| Exercise objective |
Please, without the pictures, retype exactly the lines from the start of the material through the line that holds "g_hi=[v + e".

| Collected data |

--------------------

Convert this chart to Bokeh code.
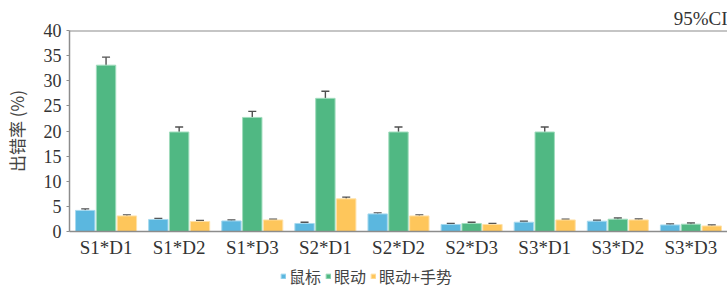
from bokeh.plotting import figure
from bokeh.layouts import column
from bokeh.models import FactorRange, ColumnDataSource, Whisker, TeeHead, Legend, LegendItem, Range1d, Title, Span
from bokeh.transform import dodge
from bokeh.embed import file_html
from bokeh.resources import INLINE

categories = ["S1*D1", "S1*D2", "S1*D3", "S2*D1", "S2*D2", "S2*D3", "S3*D1", "S3*D2", "S3*D3"]
series_names = ["鼠标", "眼动", "眼动+手势"]
mouse = [4.2, 2.4, 2.1, 1.6, 3.5, 1.4, 1.85, 2.05, 1.3]
mouse_err = [0.3, 0.2, 0.2, 0.25, 0.2, 0.2, 0.2, 0.2, 0.2]
eye = [33.1, 19.8, 22.7, 26.5, 19.8, 1.6, 19.8, 2.45, 1.45]
eye_err = [1.6, 1.0, 1.2, 1.4, 1.0, 0.25, 1.0, 0.25, 0.25]
gesture = [3.1, 2.0, 2.3, 6.5, 3.1, 1.4, 2.3, 2.3, 1.1]
gesture_err = [0.2, 0.2, 0.15, 0.35, 0.2, 0.2, 0.15, 0.2, 0.2]
y_ticks = [0, 5, 10, 15, 20, 25, 30, 35, 40]

colors = ["#5bb7df", "#50b883", "#fec65b"]
edge_colors = ["#a6d9ef", "#a0dcbd", "#ffe1a8"]

serif = "Liberation Serif"
cjk = "Noto Sans CJK SC"

src = ColumnDataSource(dict(cat=categories, mouse=mouse, eye=eye, gesture=gesture,
                            m_lo=[v - e for v, e in zip(mouse, mouse_err)],
                            m_hi=[v + e for v, e in zip(mouse, mouse_err)],
                            e_lo=[v - e for v, e in zip(eye, eye_err)],
                            e_hi=[v + e for v, e in zip(eye, eye_err)],
                            g_lo=[v - e for v, e in zip(gesture, gesture_err)],
                            g_hi=[v + e for v, e in zip(gesture, gesture_err)]))

p = figure(x_range=FactorRange(*categories), y_range=Range1d(0, 40),
           width=727, height=263, output_backend="svg", toolbar_location=None,
           min_border_left=67, min_border_right=0, min_border_top=30, min_border_bottom=32)
p.title = Title(text="95%CI", align="right", text_font=serif, text_font_style="normal",
                text_font_size="19px", text_color="#333333", standoff=4, offset=0)

offsets = [-0.285, 0.0, 0.285]
fields = ["mouse", "eye", "gesture"]
los = ["m_lo", "e_lo", "g_lo"]
his = ["m_hi", "e_hi", "g_hi"]
for i in range(3):
    p.vbar(x=dodge("cat", offsets[i], range=p.x_range), top=fields[i], width=0.265,
           source=src, fill_color=colors[i], line_color=edge_colors[i], line_width=1)
    w = Whisker(base=dodge("cat", offsets[i], range=p.x_range), lower=los[i], upper=his[i],
                source=src, line_color="#505050", line_width=1.4,
                upper_head=TeeHead(size=8, line_color="#505050", line_width=1.4),
                lower_head=TeeHead(size=8, line_color="#505050", line_width=1.4))
    p.add_layout(w)

p.xgrid.visible = False
p.ygrid.visible = False
p.outline_line_color = None

p.add_layout(Span(location=40, dimension="width", line_color="#8c8c8c", line_width=2))

p.yaxis.ticker = y_ticks
p.yaxis.axis_line_color = "#8c8c8c"
p.yaxis.axis_line_width = 1.5
p.yaxis.major_tick_line_color = "#8c8c8c"
p.yaxis.major_tick_out = 3
p.yaxis.major_tick_in = 0
p.yaxis.minor_tick_line_color = None
p.yaxis.major_label_text_font = serif
p.yaxis.major_label_text_font_size = "18px"
p.yaxis.major_label_text_color = "#333333"
p.yaxis.major_label_standoff = 5
p.yaxis.axis_label = "出错率 (%)"
p.yaxis.axis_label_text_font = cjk
p.yaxis.axis_label_text_font_size = "17px"
p.yaxis.axis_label_text_font_style = "normal"
p.yaxis.axis_label_text_color = "#444444"
p.yaxis.axis_label_standoff = 12

p.xaxis.axis_line_color = "#8c8c8c"
p.xaxis.axis_line_width = 1.5
p.xaxis.major_tick_line_color = None
p.xaxis.major_tick_out = 0
p.xaxis.major_tick_in = 0
p.xaxis.minor_tick_line_color = None
p.xaxis.major_label_text_font = serif
p.xaxis.major_label_text_font_size = "19px"
p.xaxis.major_label_text_color = "#333333"
p.xaxis.major_label_standoff = 5

# legend strip below the chart
q = figure(x_range=p.x_range, y_range=Range1d(100, 101), width=727, height=31,
           output_backend="svg", toolbar_location=None,
           min_border_left=0, min_border_right=0, min_border_top=0, min_border_bottom=0)
q.axis.visible = False
q.grid.visible = False
q.outline_line_color = None
items = []
for i in range(3):
    r = q.vbar(x=dodge("cat", offsets[i], range=q.x_range), top=fields[i], width=0.265,
               source=src, fill_color=colors[i], line_color=edge_colors[i], line_width=1)
    items.append(LegendItem(label=series_names[i], renderers=[r]))
legend = Legend(items=items, orientation="horizontal", location=(211, 6),
                label_text_font=cjk, label_text_font_size="16px", label_text_color="#444444",
                glyph_width=6, glyph_height=6, label_standoff=3, spacing=4, label_height=16,
                border_line_color=None, background_fill_alpha=0, padding=2, margin=0)
q.add_layout(legend)

open("out.html", "w").write(file_html(column(p, q, spacing=0), INLINE))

--------------------

| Result of the task |
Convert this chart to Bokeh code.
from bokeh.plotting import figure
from bokeh.layouts import column
from bokeh.models import FactorRange, ColumnDataSource, Whisker, TeeHead, Legend, LegendItem, Range1d, Title, Span
from bokeh.transform import dodge
from bokeh.embed import file_html
from bokeh.resources import INLINE

categories = ["S1*D1", "S1*D2", "S1*D3", "S2*D1", "S2*D2", "S2*D3", "S3*D1", "S3*D2", "S3*D3"]
series_names = ["鼠标", "眼动", "眼动+手势"]
mouse = [4.2, 2.4, 2.1, 1.6, 3.5, 1.4, 1.85, 2.05, 1.3]
mouse_err = [0.3, 0.2, 0.2, 0.25, 0.2, 0.2, 0.2, 0.2, 0.2]
eye = [33.1, 19.8, 22.7, 26.5, 19.8, 1.6, 19.8, 2.45, 1.45]
eye_err = [1.6, 1.0, 1.2, 1.4, 1.0, 0.25, 1.0, 0.25, 0.25]
gesture = [3.1, 2.0, 2.3, 6.5, 3.1, 1.4, 2.3, 2.3, 1.1]
gesture_err = [0.2, 0.2, 0.15, 0.35, 0.2, 0.2, 0.15, 0.2, 0.2]
y_ticks = [0, 5, 10, 15, 20, 25, 30, 35, 40]

colors = ["#5bb7df", "#50b883", "#fec65b"]
edge_colors = ["#a6d9ef", "#a0dcbd", "#ffe1a8"]

serif = "Liberation Serif"
cjk = "Noto Sans CJK SC"

src = ColumnDataSource(dict(cat=categories, mouse=mouse, eye=eye, gesture=gesture,
                            m_lo=[v - e for v, e in zip(mouse, mouse_err)],
                            m_hi=[v + e for v, e in zip(mouse, mouse_err)],
                            e_lo=[v - e for v, e in zip(eye, eye_err)],
                            e_hi=[v + e for v, e in zip(eye, eye_err)],
                            g_lo=[v - e for v, e in zip(gesture, gesture_err)],
                            g_hi=[v + e for v, e in zip(gesture, gesture_err)]))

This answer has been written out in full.